X-E1 / XF10-24mm at 10mm / 1/15s at f/4 / ISO1250
If you look carefully in these last 2 remote-camera images you can even see a photographer standing beside the wall on the left - I wonder who that can be...?

X-E1 / XF10-24mm at 10mm / 1/5s at f/4 / ISO1600
X-E1 / XF10-24mm at 10mm / 1/5s at f/4 / ISO500
If you would like to see more of my music photography visit my website at and follow the "Music" tab.

Many thanks to the team at Fujifilm UK for the loan of the XF56mm and XF10-24mm lenses for this event.

A few days after the shoot I received the following message from Aurora's director of engagement, Mark Bamping:

"When opportunities arise to photograph performances for marketing and posterity purposes, Aurora Orchestra faces similar challenges to other performing groups - obtaining high quality images without compromising the performance by the use of cameras with noisy shutter actions and flash. Inevitably this leads to photographers having to choose their moment to take a particular shot, and often without the use of flash, and this can lead to a limited choice of images at the end of a performance. When Simon Weir approached Aurora asking to trial Fujifilm's X-T1 at a recent performance - with the assurance of high quality images, which would be shot in the dark, without flash, and with a silent shutter action - we were perhaps sceptical about the results. 

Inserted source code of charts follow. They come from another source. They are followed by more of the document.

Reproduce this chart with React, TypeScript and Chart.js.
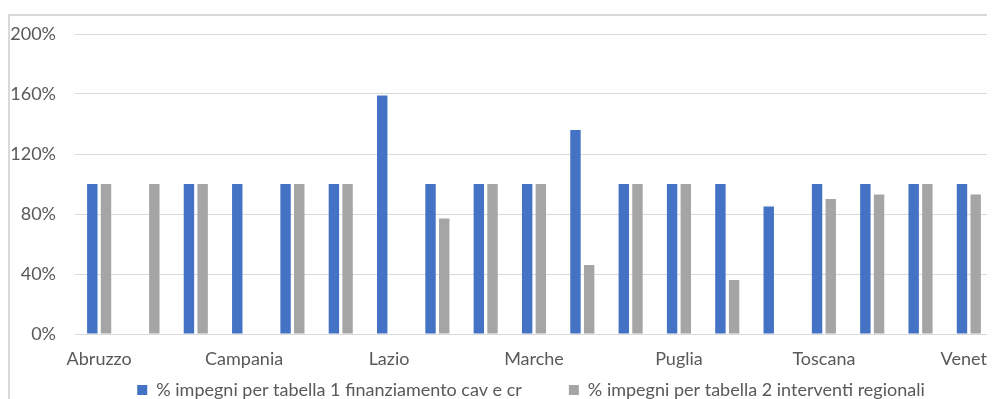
import React, { useEffect, useRef } from 'react';
import { Chart, registerables } from 'chart.js';

Chart.register(...registerables);

// Regioni (asse delle categorie)
const regioni = [
  'Abruzzo', 'Basilicata', 'Calabria', 'Campania', 'Emilia-Romagna',
  'Friuli-Venezia Giulia', 'Lazio', 'Liguria', 'Lombardia', 'Marche',
  'Molise', 'Piemonte', 'Puglia', 'Sardegna', 'Sicilia', 'Toscana',
  'Umbria', "Valle d'Aosta", 'Veneto',
];

// % impegni per tabella 1 finanziamento cav e cr
const impegniTabella1 = [
  100, null, 100, 100, 100, 100, 159, 100, 100, 100,
  136, 100, 100, 100, 85, 100, 100, 100, 100,
];

// % impegni per tabella 2 interventi regionali
const impegniTabella2 = [
  100, 100, 100, null, 100, 100, null, 77, 100, 100,
  46, 100, 100, 36, null, 90, 93, 100, 93,
];

const serieLabels = [
  '% impegni per tabella 1 finanziamento cav e cr',
  '% impegni per tabella 2 interventi regionali',
];

const yMin = 0;
const yMax = 200;
const yStep = 40;

const FONT = 'Lato, "Open Sans", sans-serif';
const TEXT = '#595959';
const GRID = '#d9d9d9';

export default function App() {
  const canvasRef = useRef<HTMLCanvasElement | null>(null);

  useEffect(() => {
    if (!canvasRef.current) return;
    const chart = new Chart(canvasRef.current, {
      type: 'bar',
      data: {
        labels: regioni,
        datasets: [
          {
            label: serieLabels[0],
            data: impegniTabella1,
            backgroundColor: '#4472C4',
            categoryPercentage: 0.567,
            barPercentage: 0.76,
          },
          {
            label: serieLabels[1],
            data: impegniTabella2,
            backgroundColor: '#A5A5A5',
            categoryPercentage: 0.567,
            barPercentage: 0.76,
          },
        ],
      },
      options: {
        animation: false,
        responsive: false,
        maintainAspectRatio: false,
        layout: { padding: { left: 0, top: 18, right: 0, bottom: 0 } },
        plugins: {
          tooltip: { enabled: false },
          legend: {
            position: 'bottom',
            labels: {
              boxWidth: 10,
              boxHeight: 10,
              padding: 47,
              color: TEXT,
              font: { family: FONT, size: 18 },
            },
          },
        },
        scales: {
          x: {
            grid: { display: false, drawTicks: false },
            border: { display: true, color: GRID, width: 1 },
            ticks: {
              autoSkip: false,
              maxRotation: 0,
              minRotation: 0,
              // mirrored labels are not clipped to the (collapsed) axis box
              mirror: true,
              padding: -36,
              color: TEXT,
              font: { family: FONT, size: 18 },
              callback: (_v, i) => (i % 3 === 0 ? regioni[i] : ''),
            },
            afterFit: (scale) => {
              scale.height = 0;
              // keep the plot clear of the right side of the frame
              scale.paddingRight = 59;
            },
          },
          y: {
            min: yMin,
            max: yMax,
            grid: {
              color: GRID,
              lineWidth: 1,
              drawTicks: true,
              tickLength: 19,
              tickColor: 'rgba(0,0,0,0)',
            },
            border: { display: false },
            ticks: {
              stepSize: yStep,
              padding: 0,
              color: TEXT,
              font: { family: FONT, size: 18 },
              callback: (v) => `${v}%`,
            },
            afterFit: (scale) => {
              scale.width = 65;
            },
          },
        },
      },
    });
    return () => chart.destroy();
  }, []);

  return (
    <div style={{ position: 'relative', width: 987, height: 391, overflow: 'hidden' }}>
      <div
        style={{
          position: 'absolute',
          left: 0,
          top: 6,
          width: 1100,
          height: 440,
          border: `2px solid ${GRID}`,
          boxSizing: 'border-box',
          background: '#ffffff',
        }}
      >
        <canvas ref={canvasRef} width={1042} height={393} style={{ display: 'block' }} />
      </div>
    </div>
  );
}
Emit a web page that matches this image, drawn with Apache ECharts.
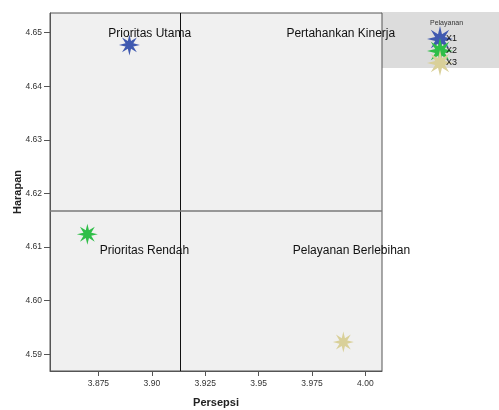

On the night of the performance, Simon's discreet approach to performance photography was further enhanced by the silent shutter action - not a peep was heard from the camera - and when he sent through the end results a couple of days later, we were really impressed by the wide selection of sharp performance images shot without flash. When seeking the permission of musicians and guest artists to photograph a performance, the caveats are always the same - no distracting flash and no noise. If we had the opportunity to photograph another performance with the Fujifilm X-T1 I would feel very confident giving these assurances."